In Fisher, when asked which party Bob Such should support to form government, 66 per cent of voters said Liberal, 27 per cent Labor and 7 per cent were uncommitted.
In Frome, 53 per cent wanted Brock to support the Liberals, 35 per cent Labor and 12 per cent were uncommitted.
When both electorates are totalled, this equals 60 per cent in favour of the independents supporting the Liberals.
In the Legislative Council, of the 11 seats available, it looks as though the Liberal and Labor parties will win four seats each, while the Xenophon Team, the Greens and Family First will win one each.
Dignity for Disability seems certain to fail to win a further seat in the upper chamber. Kelly Vincent, who was elected in 2010, will probably be a one-term member, as was Ann Bressington. Bressington was originally elected on a Nick Xenophon ticket in 2006, but did not re-contest at this election.
As in the previous parliament, neither Liberal nor Labor will have a majority in the upper house.
A number of Liberal Party members have criticised the electoral system for its failure to deliver government to the Liberals in spite of their winning a majority of the votes.
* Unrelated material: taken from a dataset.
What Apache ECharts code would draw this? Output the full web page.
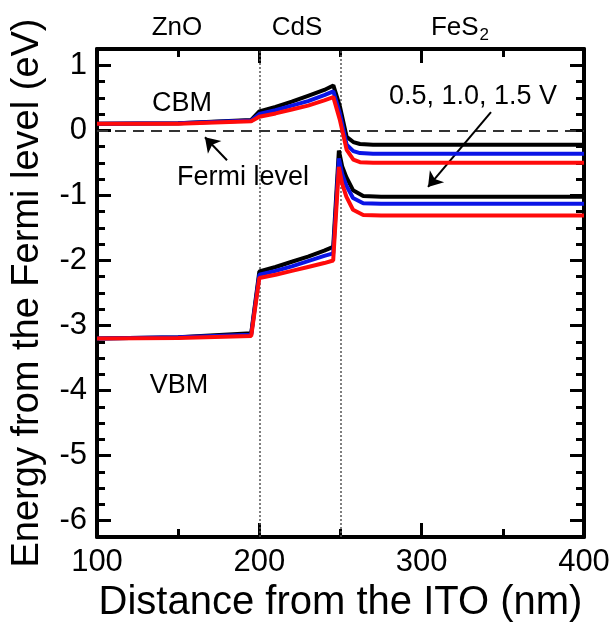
<!DOCTYPE html>
<html>
<head>
<meta charset="utf-8">
<script src="https://cdn.jsdelivr.net/npm/echarts@6/dist/echarts.min.js"></script>
<style>
  html, body { margin: 0; padding: 0; background: #fff; }
  #chart { width: 616px; height: 624px; }
</style>
</head>
<body>
<div id="chart"></div>
<script>
// distance from ITO (nm)
const cbmX = [100, 150, 195, 200, 210, 220, 230, 240, 245.6, 249.7, 253.8, 257.9, 262, 270, 400];
const cbm05 = [0.1, 0.11, 0.16, 0.29, 0.36, 0.44, 0.53, 0.62, 0.69, 0.36, -0.1, -0.18, -0.21, -0.22, -0.22];
const cbm10 = [0.1, 0.11, 0.15, 0.25, 0.31, 0.38, 0.45, 0.54, 0.6, 0.25, -0.22, -0.32, -0.35, -0.36, -0.36];
const cbm15 = [0.1, 0.1, 0.14, 0.21, 0.26, 0.32, 0.38, 0.46, 0.51, 0.15, -0.3, -0.45, -0.49, -0.5, -0.5];

const vbmX = [100, 150, 195, 200, 210, 220, 230, 240, 245.5, 249, 251, 253.6, 257.7, 264, 275, 400];
const vbm05 = [-3.2, -3.18, -3.12, -2.17, -2.1, -2.02, -1.94, -1.85, -1.79, -0.31, -0.55, -0.72, -0.92, -1.01, -1.02, -1.02];
const vbm10 = [-3.2, -3.18, -3.14, -2.22, -2.16, -2.09, -2.01, -1.93, -1.89, -0.43, -0.67, -0.85, -1.04, -1.12, -1.13, -1.13];
const vbm15 = [-3.2, -3.19, -3.16, -2.27, -2.22, -2.16, -2.1, -2.04, -2.0, -0.56, -0.82, -1.02, -1.22, -1.3, -1.31, -1.31];

const yLabels = [-6, -5, -4, -3, -2, -1, 0, 1];
const layerBounds = [200, 250];

const FONT = 'Liberation Sans, Arial, sans-serif';
const colors = ['#000000', '#0a14e6', '#ff0a0a'];

const pair = (xs, ys) => xs.map((x, i) => [x, ys[i]]);

const lineSeries = (data, color) => ({
  type: 'line',
  data: data,
  xAxisIndex: 0,
  yAxisIndex: 0,
  showSymbol: false,
  symbol: 'none',
  lineStyle: { color: color, width: 4 },
  z: 5
});

const yAxisBase = (pos, major, labels) => ({
  type: 'value',
  position: pos,
  min: -6.25,
  max: 1.25,
  interval: 0.25,
  splitLine: { show: false },
  axisLine: { show: !major, onZero: false, lineStyle: { color: '#000', width: 4 } },
  axisTick: major
    ? { inside: true, length: 14, customValues: yLabels, lineStyle: { color: '#000', width: 3 } }
    : { inside: true, length: 8, lineStyle: { color: '#000', width: 3 } },
  axisLabel: labels
    ? { customValues: yLabels, fontSize: 31, color: '#000', fontFamily: FONT, margin: 10 }
    : { show: false }
});

const option = {
  animation: false,
  backgroundColor: '#fff',
  grid: { left: 97, right: 32, top: 49, bottom: 87, outerBoundsMode: 'none' },
  xAxis: [
    {
      type: 'value', position: 'bottom', min: 100, max: 400, interval: 100,
      splitLine: { show: false },
      axisLine: { onZero: false, lineStyle: { color: '#000', width: 4 } },
      axisTick: { inside: true, length: 14, lineStyle: { color: '#000', width: 3 } },
      minorTick: { show: true, splitNumber: 2, length: 8, lineStyle: { color: '#000', width: 3 } },
      axisLabel: { fontSize: 31, color: '#000', fontFamily: FONT, margin: 10 },
      name: 'Distance from the ITO (nm)',
      nameLocation: 'middle', nameGap: 42,
      nameTextStyle: { fontSize: 40, color: '#000', fontFamily: FONT }
    },
    {
      type: 'value', position: 'top', min: 100, max: 400, interval: 100,
      splitLine: { show: false },
      axisLine: { onZero: false, lineStyle: { color: '#000', width: 4 } },
      axisTick: { inside: true, length: 14, lineStyle: { color: '#000', width: 3 } },
      minorTick: { show: true, splitNumber: 2, length: 8, lineStyle: { color: '#000', width: 3 } },
      axisLabel: { show: false }
    }
  ],
  yAxis: [
    Object.assign(yAxisBase('left', false, true), {
      name: 'Energy from the Fermi level (eV)',
      nameLocation: 'middle', nameGap: 50,
      nameTextStyle: { fontSize: 38, color: '#000', fontFamily: FONT }
    }),
    yAxisBase('left', true, false),
    yAxisBase('right', false, false),
    yAxisBase('right', true, false)
  ],
  series: [
    Object.assign(lineSeries(pair(cbmX, cbm05), colors[0]), {
      markLine: {
        silent: true,
        symbol: 'none',
        label: { show: false },
        data: [
          { xAxis: layerBounds[0], lineStyle: { color: '#555', width: 1.5, type: [2, 2] } },
          { xAxis: layerBounds[1], lineStyle: { color: '#555', width: 1.5, type: [2, 2] } },
          { yAxis: 0, lineStyle: { color: '#333', width: 2, type: [11, 7] } }
        ]
      }
    }),
    lineSeries(pair(cbmX, cbm10), colors[1]),
    lineSeries(pair(cbmX, cbm15), colors[2]),
    Object.assign(lineSeries(pair(vbmX, vbm05), colors[0]), {
      markLine: {
        silent: true,
        symbol: ['none', 'arrow'],
        symbolSize: 14,
        label: { show: false },
        lineStyle: { color: '#000', width: 2, type: 'solid' },
        data: [
          [{ coord: [180.1, -0.46] }, { coord: [166.5, -0.107] }],
          [{ coord: [342.7, 0.28] }, { coord: [303.9, -0.87] }]
        ]
      }
    }),
    lineSeries(pair(vbmX, vbm10), colors[1]),
    lineSeries(pair(vbmX, vbm15), colors[2])
  ],
  graphic: [
    { type: 'text', x: 177, y: 28, style: { text: 'ZnO', font: '26px ' + FONT, fill: '#000', textAlign: 'center', textVerticalAlign: 'middle' } },
    { type: 'text', x: 297, y: 28, style: { text: 'CdS', font: '26px ' + FONT, fill: '#000', textAlign: 'center', textVerticalAlign: 'middle' } },
    { type: 'text', x: 460, y: 28, style: {
        text: '{a|FeS}{b|2}', textAlign: 'center', textVerticalAlign: 'middle',
        rich: {
          a: { fontSize: 26, fontFamily: FONT, fill: '#000', color: '#000' },
          b: { fontSize: 17, fontFamily: FONT, fill: '#000', color: '#000', padding: [14, 0, 0, 1] }
        }
      } },
    { type: 'text', x: 182, y: 104, style: { text: 'CBM', font: '27px ' + FONT, fill: '#000', textAlign: 'center', textVerticalAlign: 'middle' } },
    { type: 'text', x: 243, y: 178, style: { text: 'Fermi level', font: '27px ' + FONT, fill: '#000', textAlign: 'center', textVerticalAlign: 'middle' } },
    { type: 'text', x: 179, y: 386, style: { text: 'VBM', font: '27px ' + FONT, fill: '#000', textAlign: 'center', textVerticalAlign: 'middle' } },
    { type: 'text', x: 473, y: 97, style: { text: '0.5, 1.0, 1.5 V', font: '27px ' + FONT, fill: '#000', textAlign: 'center', textVerticalAlign: 'middle' } }
  ]
};

const myChart = echarts.init(document.getElementById('chart'), null, { renderer: 'canvas' });
option && myChart.setOption(option);
</script>
</body>
</html>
Adelaide’s daily paper, The Advertiser, reported that Martin Hamilton-Smith, a former state Liberal leader, said that the party “had won the majority of votes in 1989, 2002 and 2010, but failed to win enough seats to form government after the polls”.
“There is something wrong with our electoral system where South Australians keep voting for a Liberal Party and not getting it,’’ he said.
Referring to the 2010 election result, Prime Minister Tony Abbott said recently that it’s “an extraordinary situation where you can win 52 per cent of the two-party-preferred vote and still be six seats short of a majority”.
Alexander Downer, state president of the Liberal Party, wrote that “the redistribution for this election did nothing to rectify the disconnect between voters’ choice and seats”.
At the time of writing the Liberal Party had recorded a 3.2 per cent primary vote swing.
In the last week of the campaign, the Liberal Party’s poll lead narrowed, but it is difficult to pinpoint why. Already there is discussion about what went wrong.
Part of the problem may have been that big swings against Labor at the last election made some seats look deceptively marginal.
One Labor MP has remarked that in his marginal seat the Liberal Party was “good on the ground out here but central office let them down”.
Others have suggested that the Liberals’ small-target strategy failed them, but that is easy to say with the benefit of hindsight.
If the Liberals had provided more details about, for instance, how they planned to get the budget back into black, then they could have been subjected to a stronger scare campaign about cuts and would have fared worse.
Whichever way the two independents decide to go, recent history would suggest that being an independent in a minority government is electoral poison.